Education is one of Carousel's strongest verticals, and Hewson said the additional E-Rate funding should bolster Carousel's sales of products and services specifically for wireless networks.

Hewson said the most significant impact will be for E-Rate's Priority 2 program, which covers costs related to internal school building connections such as networks, cables, switches, Wi-Fi and firewalls.

That's good news for Billings, Mont.-based Pine Cove Consulting, which works exclusively on Priority 2 projects, according to company founder and CEO Rick VanCleeve.

Pine Cove's E-Rate business had been completely dead for the past two years since the FCC allocated no money to Priority 2; before that, VanCleeve said Priority 2 money was only made available to schools where at least 90 percent of the students received free or reduced-price lunch.

Things should be different this time around, he said.

"It appears that all districts will see some type of funding," VanCleeve said.
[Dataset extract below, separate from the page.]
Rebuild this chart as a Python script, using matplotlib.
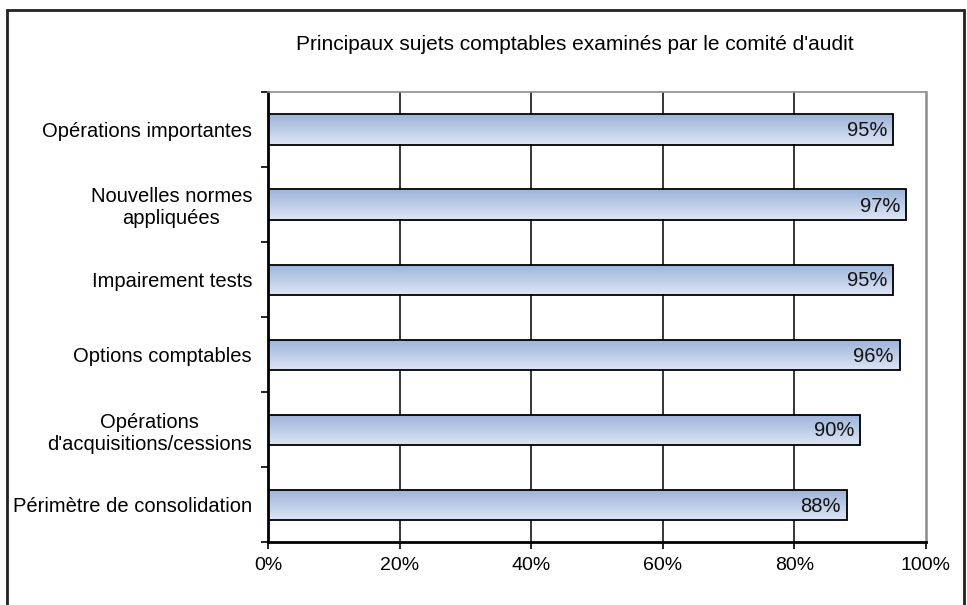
import numpy as np
import matplotlib.pyplot as plt
from matplotlib.colors import LinearSegmentedColormap
from matplotlib.patches import Rectangle

# données : sujets examinés par le comité d'audit (du haut vers le bas)
sujets = [
    "Opérations importantes",
    "Nouvelles normes\nappliquées",
    "Impairement tests",
    "Options comptables",
    "Opérations\nd'acquisitions/cessions",
    "Périmètre de consolidation",
]
pourcentages = [95, 97, 95, 96, 90, 88]
graduations = [0, 20, 40, 60, 80, 100]
titre = "Principaux sujets comptables examinés par le comité d'audit"

plt.rcParams['font.family'] = ['Liberation Sans', 'DejaVu Sans']

fig = plt.figure(figsize=(9.67, 6.05), dpi=100)
ax = fig.add_axes([268 / 967, 1 - 542 / 605, (926 - 268) / 967, (542 - 92) / 605])

n = len(sujets)
y = np.arange(n)[::-1]          # premier sujet en haut
hauteur = 0.4

# dégradé bleu : clair en bas, plus foncé en haut
degrade = LinearSegmentedColormap.from_list("bleu", ["#dde5f5", "#9bb3d9"])
grad = np.linspace(0, 1, 256).reshape(-1, 1)

barres = ax.barh(y, pourcentages, height=hauteur, facecolor='none',
                 edgecolor='black', linewidth=1.3, zorder=3)
for b in barres:
    x0, y0 = b.get_x(), b.get_y()
    im = ax.imshow(grad, cmap=degrade, origin='lower', aspect='auto',
                   extent=[x0, x0 + b.get_width(), y0, y0 + b.get_height()],
                   zorder=2)
    im.set_clip_path(b)

for yi, v in zip(y, pourcentages):
    ax.text(v - 0.9, yi - 0.02, f"{v}%", ha='right', va='center',
            fontsize=14.5, color='#111111', zorder=4)

ax.set_xlim(0, 100)
ax.set_ylim(-0.5, n - 0.5)
ax.set_xticks(graduations)
ax.set_xticklabels([f"{g}%" for g in graduations])
ax.set_yticks(y)
ax.set_yticklabels(sujets, ha='right', multialignment='center')
ax.set_yticks(np.arange(n + 1) - 0.5, minor=True)

ax.tick_params(axis='y', which='major', length=0, pad=11.5, labelsize=14.5)
ax.tick_params(axis='y', which='minor', length=5, width=1.2, direction='out')
ax.tick_params(axis='x', length=5, width=1.2, direction='out', pad=6,
               labelsize=14)

# quadrillage vertical noir
for g in graduations[1:-1]:
    ax.axvline(g, color='black', linewidth=1.1, zorder=1)

ax.spines['left'].set_linewidth(2)
ax.spines['bottom'].set_linewidth(2)
ax.spines['top'].set_color('#8c8c8c')
ax.spines['right'].set_color('#8c8c8c')
ax.spines['top'].set_linewidth(1.2)
ax.spines['right'].set_linewidth(1.8)

fig.text(575 / 967, 1 - 45 / 605, titre, ha='center', va='center', fontsize=15)

# cadre extérieur du graphique
fig.patches.append(Rectangle((7 / 967, -0.1), (964 - 7) / 967, 1.1 - 10 / 605,
                             transform=fig.transFigure, fill=False,
                             edgecolor='#222222', linewidth=2))

fig.savefig("out.png", dpi=100)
The latest round of funding also incentivizes more managed services activity since it can lower capital expenditures for school districts. Hewson said the changes should allow school districts to get away from owning their own hardware and move toward outsourcing critical infrastructure.
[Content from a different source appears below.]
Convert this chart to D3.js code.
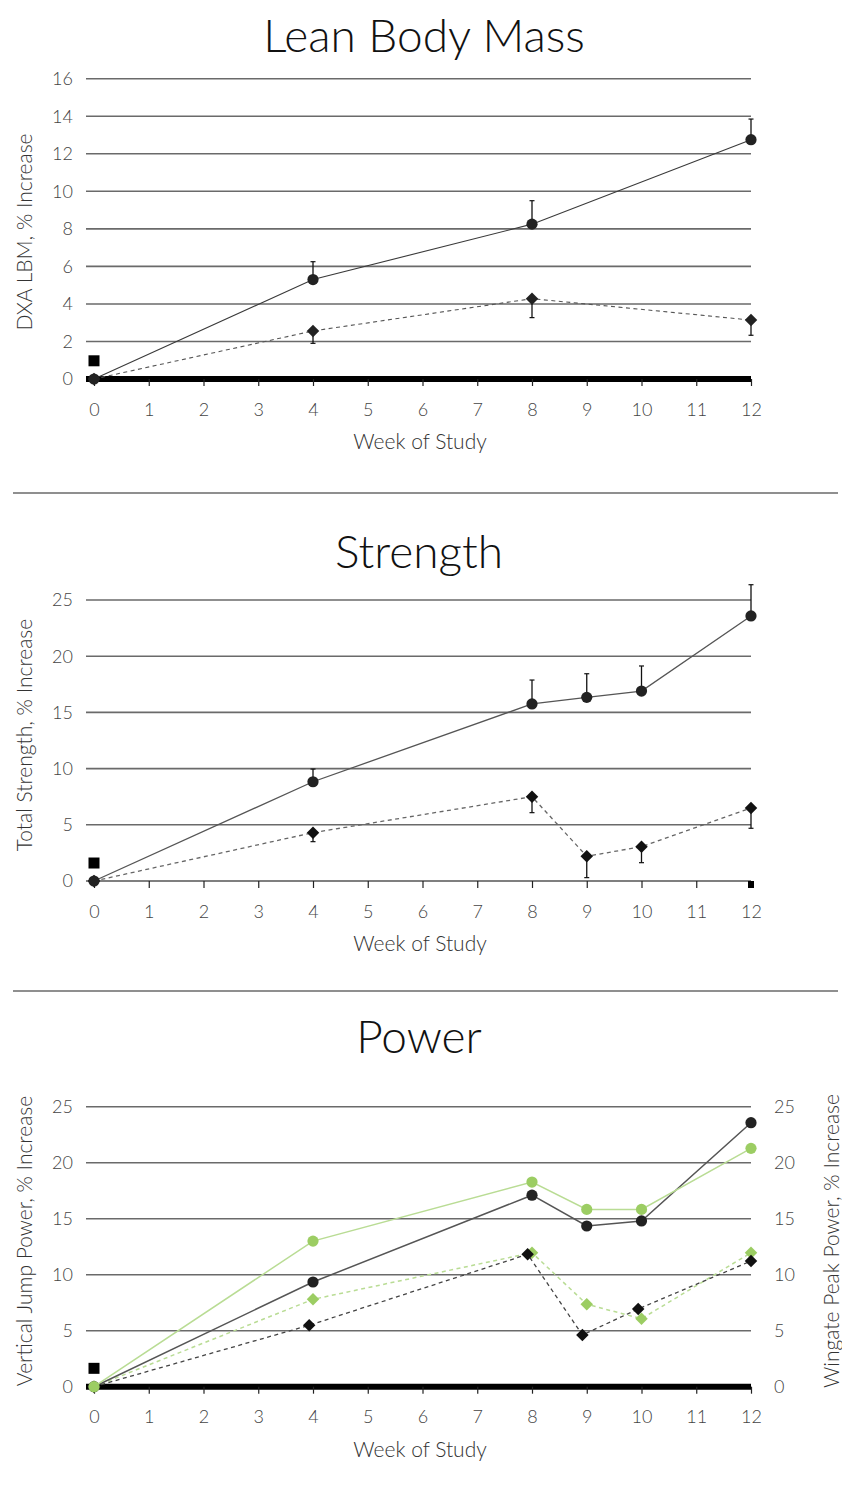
<!DOCTYPE html>
<html>
<head>
<meta charset="utf-8">
<script src="https://cdn.jsdelivr.net/npm/d3@7"></script>
<style>
  html, body { margin: 0; padding: 0; background: #fff; }
  svg { display: block; }
  text { font-family: Lato, "Open Sans", "Noto Sans", sans-serif; }
</style>
</head>
<body>
<svg id="chart" width="842" height="1504"></svg>
<script>
// ---------- DATA ----------
const weekTicks = [0,1,2,3,4,5,6,7,8,9,10,11,12];

// Lean Body Mass
const lbmTitle = "Lean Body Mass";
const lbmYLabel = "DXA LBM, % Increase";
const lbmYTicks = [0,2,4,6,8,10,12,14,16];
const lbmWeeks = [0,4,8,12];
const lbmCircle = [0,5.3,8.25,12.75];
const lbmCircleErrTop = [0,6.25,9.5,13.85];
const lbmDiamond = [0,2.56,4.28,3.14];
const lbmDiamondErrBottom = [0,1.9,3.27,2.33];
const lbmSquare = 0.97;

// Strength
const strTitle = "Strength";
const strYLabel = "Total Strength, % Increase";
const strYTicks = [0,5,10,15,20,25];
const strWeeks = [0,4,8,9,10,12];
const strCircle = [0,8.83,15.75,16.34,16.9,23.58];
const strCircleErrTop = [0,9.96,17.88,18.44,19.13,26.36];
const strDiamond = [0,4.3,7.5,2.2,3.05,6.5];
const strDiamondErrBottom = [0,3.5,6.08,0.3,1.63,4.69];
const strSquare = 1.6;

// Power
const powTitle = "Power";
const powYLabel = "Vertical Jump Power, % Increase";
const powY2Label = "Wingate Peak Power, % Increase";
const powYTicks = [0,5,10,15,20,25];
const powWeeks = [0,4,8,9,10,12];
const powBlackCircle = [0,9.35,17.1,14.35,14.8,23.57];
const powGreenCircle = [0,13.0,18.27,15.83,15.83,21.28];
const powGreenDiamond = [0,7.8,11.96,7.36,6.07,11.96];
const powBlackDiamondWeeks = [0,3.93,7.92,8.92,9.94,12];
const powBlackDiamond = [0,5.48,11.82,4.62,6.94,11.22];
const powSquare = 1.64;

// ---------- DRAW ----------
const svg = d3.select("#chart");
const X0 = 94, X1 = 751, GRID_X0 = 86;
const GREEN = "#9ccd63", GREEN_LINE = "#b9dc94", DARK = "#222";
const TICK_FS = 18, LABEL_FS = 21;

function panel(o) {
  const g = svg.append("g");
  const x = d3.scaleLinear().domain([0,12]).range([X0, X1]);
  const y = d3.scaleLinear().domain([0, o.yMax]).range([o.y0, o.yTop]);

  g.append("text").attr("x", o.titleX).attr("y", o.titleY).attr("text-anchor","middle")
    .attr("font-size", 46).attr("font-weight", 300).attr("fill", "#111").text(o.title);

  g.selectAll(".grid").data(o.yTicks.filter(d => d !== 0)).join("line")
    .attr("x1", GRID_X0).attr("x2", X1).attr("y1", d => y(d)).attr("y2", d => y(d))
    .attr("stroke", "#6a6a6a").attr("stroke-width", 1.6);

  g.selectAll(".yl").data(o.yTicks).join("text")
    .attr("x", 73).attr("y", d => y(d)).attr("dy", "0.36em").attr("text-anchor", "end")
    .attr("font-size", TICK_FS).attr("font-weight", 300).attr("fill", "#444").text(d => d);

  if (o.y2) {
    g.selectAll(".yl2").data(o.yTicks).join("text")
      .attr("x", 774).attr("y", d => y(d)).attr("dy", "0.36em").attr("text-anchor", "start")
      .attr("font-size", TICK_FS).attr("font-weight", 300).attr("fill", "#444").text(d => d);
    g.append("text").attr("transform", `translate(839,${o.labelCY}) rotate(-90)`)
      .attr("text-anchor","middle").attr("font-size", LABEL_FS).attr("font-weight", 300).attr("fill","#333").text(o.y2);
  }

  if (o.thickAxis) {
    g.append("line").attr("x1", GRID_X0).attr("x2", X1).attr("y1", y(0)).attr("y2", y(0))
      .attr("stroke", "#000").attr("stroke-width", 6);
  } else {
    g.append("line").attr("x1", GRID_X0).attr("x2", X1).attr("y1", y(0)).attr("y2", y(0))
      .attr("stroke", "#555").attr("stroke-width", 1.6);
  }
  const xa = d3.axisBottom(x).tickValues(weekTicks).tickSize(7).tickPadding(17).tickFormat(d3.format("d"));
  const ax = g.append("g").attr("transform", `translate(0,${y(0)})`).call(xa);
  ax.select(".domain").remove();
  ax.selectAll(".tick line").attr("stroke", "#222").attr("stroke-width", 1.2);
  ax.selectAll(".tick text").attr("font-size", TICK_FS).attr("font-weight", 300).attr("fill", "#444")
    .attr("font-family", "Lato, 'Open Sans', sans-serif");

  g.append("text").attr("x", 420).attr("y", o.xLabelY).attr("text-anchor","middle")
    .attr("font-size", LABEL_FS).attr("font-weight", 300).attr("fill","#333").text("Week of Study");

  g.append("text").attr("transform", `translate(32,${o.labelCY}) rotate(-90)`)
    .attr("text-anchor","middle").attr("font-size", LABEL_FS).attr("font-weight", 300).attr("fill","#333").text(o.yLabel);

  g.append("rect").attr("x", x(0) - 5.5).attr("y", y(o.square) - 5.5).attr("width", 11).attr("height", 11).attr("fill", "#000");

  return {g, x, y};
}

function series(p, weeks, vals, opt) {
  const {g, x, y} = p;
  const pts = weeks.map((w,i) => [w, vals[i]]);
  const line = d3.line().x(d => x(d[0])).y(d => y(d[1]));
  g.append("path").attr("d", line(pts)).attr("fill","none")
    .attr("stroke", opt.lineColor).attr("stroke-width", opt.lw || 1.3)
    .attr("stroke-dasharray", opt.dashed ? "4,3.5" : null);
  if (opt.err) {
    const e = g.append("g");
    pts.forEach((d,i) => {
      const ev = opt.err[i];
      if (ev === d[1]) return;
      e.append("line").attr("x1", x(d[0])).attr("x2", x(d[0])).attr("y1", y(d[1])).attr("y2", y(ev))
        .attr("stroke", "#111").attr("stroke-width", 1.3);
      e.append("line").attr("x1", x(d[0]) - 2.5).attr("x2", x(d[0]) + 2.5).attr("y1", y(ev)).attr("y2", y(ev))
        .attr("stroke", "#111").attr("stroke-width", 1.2);
    });
  }
  if (opt.shape === "circle") {
    g.selectAll(null).data(pts).join("circle").attr("cx", d => x(d[0])).attr("cy", d => y(d[1]))
      .attr("r", 5.6).attr("fill", opt.markColor);
  } else {
    g.selectAll(null).data(pts).join("path")
      .attr("transform", d => `translate(${x(d[0])},${y(d[1])}) rotate(45)`)
      .attr("d", d3.symbol().type(d3.symbolSquare).size(78)()).attr("fill", opt.markColor);
  }
}

[493, 991].forEach(yy => svg.append("line").attr("x1", 13).attr("x2", 838).attr("y1", yy).attr("y2", yy)
  .attr("stroke", "#8f8f8f").attr("stroke-width", 2));

const p1 = panel({title: lbmTitle, titleX: 424, titleY: 52, yMax: 16, y0: 379, yTop: 78.7, yTicks: lbmYTicks,
  yLabel: lbmYLabel, labelCY: 232, xLabelY: 449, thickAxis: true, square: lbmSquare});
series(p1, lbmWeeks, lbmDiamond, {dashed: true, lineColor: "#555", markColor: DARK, shape: "diamond", err: lbmDiamondErrBottom, lw: 1.1});
series(p1, lbmWeeks, lbmCircle, {lineColor: "#3a3a3a", markColor: DARK, shape: "circle", err: lbmCircleErrTop, lw: 1.1});

const p2 = panel({title: strTitle, titleX: 419, titleY: 568, yMax: 25, y0: 881, yTop: 600, yTicks: strYTicks,
  yLabel: strYLabel, labelCY: 735, xLabelY: 951, thickAxis: false, square: strSquare});
p2.g.append("rect").attr("x", p2.x(12) - 3).attr("y", p2.y(0)).attr("width", 6).attr("height", 7).attr("fill", "#000");
series(p2, strWeeks, strDiamond, {dashed: true, lineColor: "#666", markColor: "#111", shape: "diamond", err: strDiamondErrBottom, lw: 1.3});
series(p2, strWeeks, strCircle, {lineColor: "#555", markColor: DARK, shape: "circle", err: strCircleErrTop, lw: 1.3});

const p3 = panel({title: powTitle, titleX: 419, titleY: 1053, yMax: 25, y0: 1386.7, yTop: 1106.7, yTicks: powYTicks,
  yLabel: powYLabel, labelCY: 1241, y2: powY2Label, xLabelY: 1457, thickAxis: true, square: powSquare});
series(p3, powWeeks, powGreenDiamond, {dashed: true, lineColor: GREEN_LINE, markColor: GREEN, shape: "diamond", lw: 1.5});
series(p3, powBlackDiamondWeeks, powBlackDiamond, {dashed: true, lineColor: "#444", markColor: "#111", shape: "diamond", lw: 1.3});
series(p3, powWeeks, powBlackCircle, {lineColor: "#555", markColor: DARK, shape: "circle", lw: 1.5});
series(p3, powWeeks, powGreenCircle, {lineColor: GREEN_LINE, markColor: GREEN, shape: "circle", lw: 1.5});
</script>
</body>
</html>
Priority 1 -- which focuses on districts' Internet connectivity to the outside world -- traditionally has been much better funded, Hewson said, but the FCC has rethought its stance as obstacles to broadband become more apparent.

Going forward, Hewson hopes the FCC will eliminate the distinction between Priority 1 and Priority 2 since schools need a complete Internet package.

Spending caps, though, will continue to make it difficult for small, rural districts to fulfill their Priority 2 needs, VanCleeve said. Districts are prohibited from procuring more than $30 per student, per year for Priority 2 tasks, with the exception of those having fewer than 300 students, which can receive $9,200.

But many wireless infrastructure costs such as cable and switches are fixed regardless of the number of students in the district. Plus VanCleeve said it's often more difficult and expensive to find someone capable of installing, maintaining or supporting wireless networks in rural areas.

"I still think the smaller school districts do not get the same benefits as the larger school districts," VanCleeve said. "They can't do everything for $30 per student."